Additions of solar photovoltaic generating capacity in 27 EU member states in 2012 (Credit: Siemens)
A recent study of the electrical power producing systems across Europe conducted by Siemens AG shows that there is a significant potential for optimization, and especially so in connection with plans to increase renewable power generation from solar and wind sources. If planned wind farms were to be moved north, to windier locations, and solar plants to be built in the Southern Europe, some €45 billion (approximately $58 billion) of investment could be saved by 2030.
This figure already includes the associated extension of the power grid. As a comparison: around €10 billion were invested in new solar and wind power generating installations in Germany in 2012. “In Europe, just the new photovoltaic capacity alone to be built by 2030 amounts to about 138 gigawatts. If these facilities were erected at the sunniest sites, we could save 39 gigawatts of solar equipment – for the same power yield. The choice of site is crucial to the efficiency and economy of wind power, as well,” notes Michael Süß, member of the Corporate Executive Committee of Siemens AG and CEO of Siemens’ Energy Sector, against the backdrop of the 1st European Energy Congress in Brussels.
Shift of planned solar PV and wind power installations (Credit: Siemens)

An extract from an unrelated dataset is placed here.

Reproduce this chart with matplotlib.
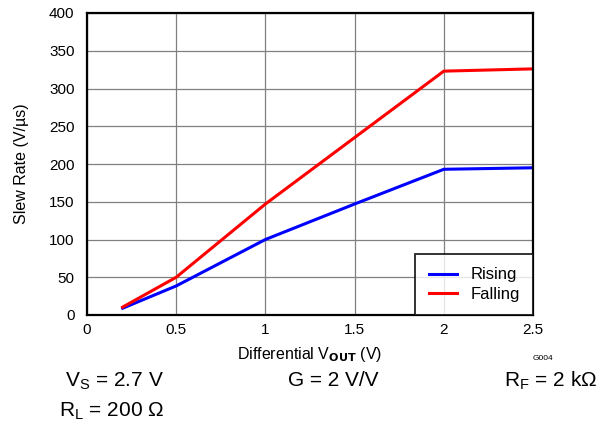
import matplotlib.pyplot as plt
import numpy as np

plt.rcParams['font.family'] = ['Liberation Sans', 'DejaVu Sans']

vout = [0.2, 0.5, 1.0, 1.5, 2.0, 2.5]
rising = [9, 38.5, 100, 147, 193, 195]
falling = [10.5, 50, 147, 235, 323, 326]

x_ticks = [0, 0.5, 1, 1.5, 2, 2.5]
x_tick_labels = ['0', '0.5', '1', '1.5', '2', '2.5']
y_ticks = np.arange(0, 401, 50)

fig = plt.figure(figsize=(6.12, 4.26), dpi=100)
ax = fig.add_axes([87 / 612, 1 - 315 / 426, 446 / 612, 302 / 426])

ax.plot(vout, rising, color='#0000ff', linewidth=2.2, label='Rising')
ax.plot(vout, falling, color='#ff0000', linewidth=2.2, label='Falling')

ax.set_xlim(0, 2.5)
ax.set_ylim(0, 400)
ax.set_xticks(x_ticks)
ax.set_xticklabels(x_tick_labels)
ax.set_yticks(y_ticks)
ax.grid(True, color='#808080', linewidth=0.9)
ax.tick_params(axis='both', length=0, labelsize=11)
ax.tick_params(axis='x', pad=6)
ax.tick_params(axis='y', pad=9)
for s in ax.spines.values():
    s.set_linewidth(1.6)
    s.set_color('black')

ax.set_xlabel(r'Differential V$_{\mathbf{OUT}}$ (V)', fontsize=11.5, va='center')
ax.xaxis.set_label_coords(0.5, (315 - 355) / 302)
ax.set_ylabel('Slew Rate (V/µs)', fontsize=11.5, va='center')
ax.yaxis.set_label_coords((22 - 87) / 446, 0.5)

leg = ax.legend(loc='lower right', fontsize=12, frameon=True, fancybox=False,
                borderaxespad=0, handlelength=1.7, handletextpad=0.8,
                borderpad=0.8, labelspacing=0.25)
leg.get_frame().set_edgecolor('black')
leg.get_frame().set_linewidth(1.4)

fig.text(543 / 612, 1 - 359 / 426, 'G004', fontsize=6, ha='center', va='center')
fig.text(65 / 612, 1 - 381 / 426, r'V$_\mathregular{S}$ = 2.7 V', fontsize=15, va='center')
fig.text(288 / 612, 1 - 381 / 426, 'G = 2 V/V', fontsize=15, va='center')
fig.text(597 / 612, 1 - 381 / 426, r'R$_\mathregular{F}$ = 2 kΩ', fontsize=15, va='center', ha='right')
fig.text(59 / 612, 1 - 411 / 426, r'R$_\mathregular{L}$ = 200 Ω', fontsize=15, va='center')

fig.savefig('out.png', dpi=100)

In an ongoing study, Siemens is working in cooperation with the Technical University of Munich to examine energy systems worldwide with the aim of ascertaining their utilization rate of resources, reliability of supply, sustainability and cost-efficiency. Based on the realization that billions are being wasted every year as a result of inefficiencies in worldwide energy systems and markets, the study intends to precisely identify and quantify these losses, and to propose solutions. Siemens will present its findings at the world’s most important energy gathering, the World Energy Congress (WEC), to be held in Daegu, South Korea in October 2013. Siemens has spotlighted four main levers for optimizing energy systems worldwide that can be more or less effective depending on the regional characteristics of the power grids and the power plant fleet:
- Local optimization of renewable power installations: This means exploiting regional power generation potentials to the full, and involves finding the best sites for solar installations, hydropower storage facilities and wind power farms, and expanding the grids to match.
- Enhancing the efficiency of the power system as a whole: For instance, the average efficiency of coal-fired power plants in Europe is only 38 percent, whereas modern plants can reach up to 46 percent. Installing more efficient electrical equipment in industry and households would cut CO2 emissions and costs even further.
- Improvements in the power plant mix: Switching from coal fuel to gas-fired power plants would considerably reduce the volumes of carbon dioxide emitted by conventional power generation. This alone implies an annual CO2 savings potential of 365 million tons in Europe. That is equivalent to half of all emissions in Germany.
- More use of electric power for energy needs: Instead of generating power locally at low efficiency and burning oil and natural gas to heat buildings, power could be generated more efficiently in large-scale power plants, and high-efficiency electrical heating systems could be used in thermally insulated houses – at least in regions with broad-scale power grid coverage.
Energy systems around the world vary broadly owing to their regional conditions, and are constantly changing. Norway, for instance, thanks to its favorable topology, can rely almost exclusively on hydropower. At the same time it is a major producer of natural gas, most of which it exports. By contrast, very little of its abundant hydropower is presently exported via long-distance transmission lines, despite the great demand for imbalance (i.e. balancing) energy in many countries of Europe.
Looking to the future, Great Britain and Germany have opted for large-scale use of renewable energy resources for their power systems. The UK intends to expand its offshore wind power capacity to meet one quarter of its power demand by 2020, while in Germany wind power’s share is to rise to 15 percent by 2030. Germany wants to generate 80 percent of its power from renewable sources by 2050. Wide fluctuations in power generation due to changing weather conditions thus dictate that large-scale energy storage or high-capacity exchange arrangements with other countries be in place.
The United States is currently experiencing an unprecedented natural gas boom because the high-pace exploitation of non-conventional deposits is making local natural gas up to two-thirds cheaper than in Europe. Gas-fired power plants are thus set to play a major role in U.S. power generation in the future. The U.S. may even be on its way to changing from one of the biggest importers to one of the biggest exporters of fossil fuels. In Asia, by contrast, due to the already high and still growing demand for energy and because of the region’s strong dependence on imports, natural gas is currently about five times as expensive as in the U.S. In its study, Siemens is examining these regional situations with allowance for predicted future developments, and identifying the implications for neighboring energy markets. One of the aims is to determine what approaches are most suitable from national and global economic perspectives for creating reliable and sustainable energy systems with high efficiency but still at affordable power prices.
Further interim findings are to be presented and discussed on June 4 in Moscow, on July 9 in Juno Beach, Florida, on August 1 in Beijing and on September 4 in Abu Dhabi. A preliminary overall analysis is to be presented in Daegu, South Korea, on October 15.